If you only read one book this year, it should be Lauren Oliver‘s Before I Fall. This profound story will have you hooked from the get go. Oliver vividly draws a picture of the devastating damage caused by bullying and the ease of which some teens turn a blind eye to this behaviour whilst at the same time reminding us all that at anytime we can change who we are and become better people.
What if you had only one day to live? What would you do? Who would you kiss? And how far would you go to save your own life?
Samantha Kingston has it all: the world’s most crush-worthy boyfriend, three amazing best friends, and first pick of everything at Thomas Jefferson High—from the best table in the cafeteria to the choicest parking spot. Friday, February 12, should be just another day in her charmed life.
Instead, it turns out to be her last.
Then she gets a second chance. Seven chances, in fact. Reliving her last day during one miraculous week, she will untangle the mystery surrounding her death—and discover the true value of everything she is in danger of losing.
Before I Fall is a really powerful story with a deeper, main message to admire: the idea of making right that which is wrong.
After learning what happens on Friday, February 12th, Sam has a sudden sense of urgency – she realises that time is no longer on her side. Now that these events pose an end to her, she begins to develop a more reflective capacity within her thinking. As the novel progresses, she says:
“Maybe you can afford to wait. Maybe for you there’s a tomorrow. Maybe for you there’s one thousand tomorrows, or three thousand, or ten, so much time you can bathe in it, roll around in it, let it slide like coins through your fingers.
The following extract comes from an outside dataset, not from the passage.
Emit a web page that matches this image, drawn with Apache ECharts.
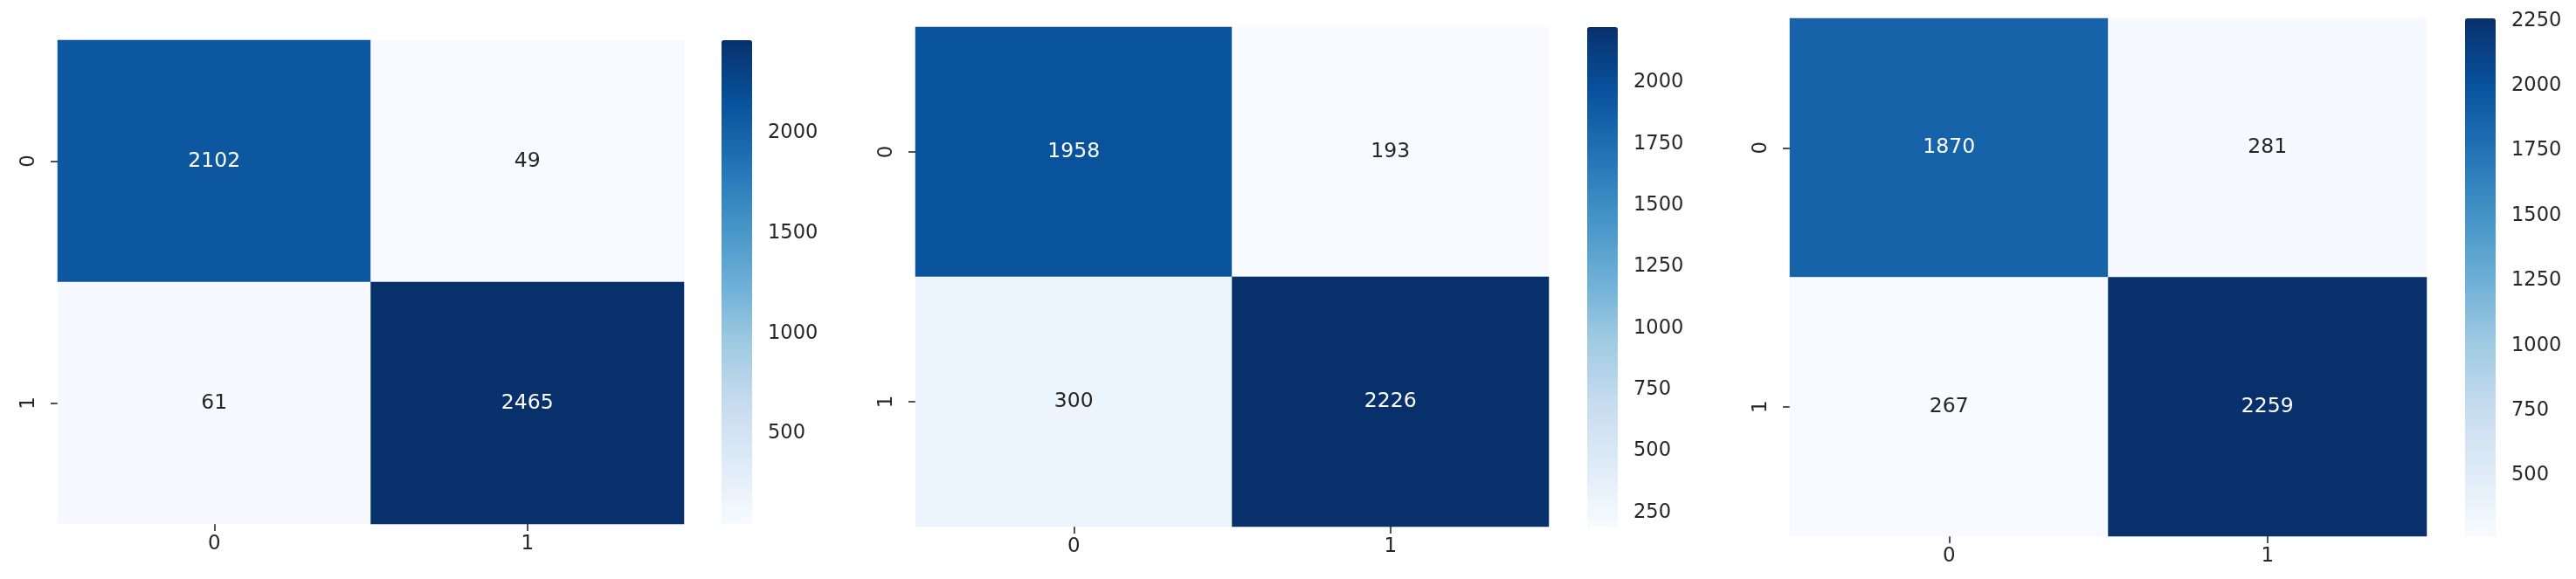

So much time you can waste it.
But for some of us there’s only today. And the truth is, you never really know.”
— Lauren Oliver, Before I Fall
This totally captures both the essence of the book, it’s main message and Sam’s character. the idea that “you never really know” illustrates the idea that we need to be nicer to one another, need to decrease cruelty to one another, because we might not have time to atone for it.
Philosophically, if we all lived our lives as though “there’s only today” then our actions would have more meaning. We would, in fact, do what we loved or kiss who we really wanted to. Honestly, there’s a chance that we would leave more good than bad in our legacy if we embraced what Martin Luther King called, “the fierce urgency of now.” Sam learns this the hard way, and this quote reflects the main message of the story of fixing what is broken.
When I first started reading the story, I was hooked from the first page. But at the same I found that I never really liked Sam. She was a bully,a girl who thought the most important thing in life was popularity, she put herself and her friends above everyone else. She annoyed me, and I never really thought she was a nice person. But by the end of the novel, she was a completely different person, one I began to admire. She had a beautiful character arc.
She ends up realising how different she is from her friends. One example of this is when she pushes her best friend, Lindsay, into explaining her previous friendship with Juliet, who she now mercilessly bullies. When Sam presses her as to why she now torments the girl who stood up for her, Lindsay tells us:
“I thought eventually she’d tell everybody what really happened… Why didn’t she ever stick up for herself? Not once, She just – she just took it. Why?”
— Lauren Oliver, Before I Fall
Through this, Oliver suggests that one of reasons that people do bad things to others is purely that they don’t understand them. Lindsay couldn’t wrap her head around why Juliet would just “take it.”
We know from Sam’s conversations with Juliet that she “took it” because she thought it was her duty as a friend to do so. She possesses a level of friendship that completely escapes Lindsay. This quote is a reminder that there are some people and behaviours around us that might go beyond what we are capable of understanding. When this happens, the best thing to do is stop, think, and reflect on why people do the things that they do. This is another one of the novel’s main messages: that when we understand people more, we tend to do less bad things to them.
The power of human transformation is the last of the Before I Fall‘s main, and deeper, messages. Which we can see from Sam’s character arc. From the cruel and superficial girl that she was, Sam has evolved – she recognises the truth, even if it is now too late. By the end of the novel, she says:
“It feels like I’ve reached back in time and corrected something. I haven’t felt so alive, so capable of doing things, in I don’t know how long.”
— Lauren Oliver, Before I Fall
Sam’s words are a reminder of how human beings, even those of us who do bad things, easily possess the capacity to do good things, better things. When we have the courage to reflect on the course of our lives, there can be a profound sense of introspection and atonement. Sam’s quote reminds us that at any point we can wake up and do better things and be better people. We don’t need to wait a single moment before starting to improve ourselves and the world.
She reminds us that anybody capable of love, is capable of being saved.
I loved this book! I can’t wait for the movie!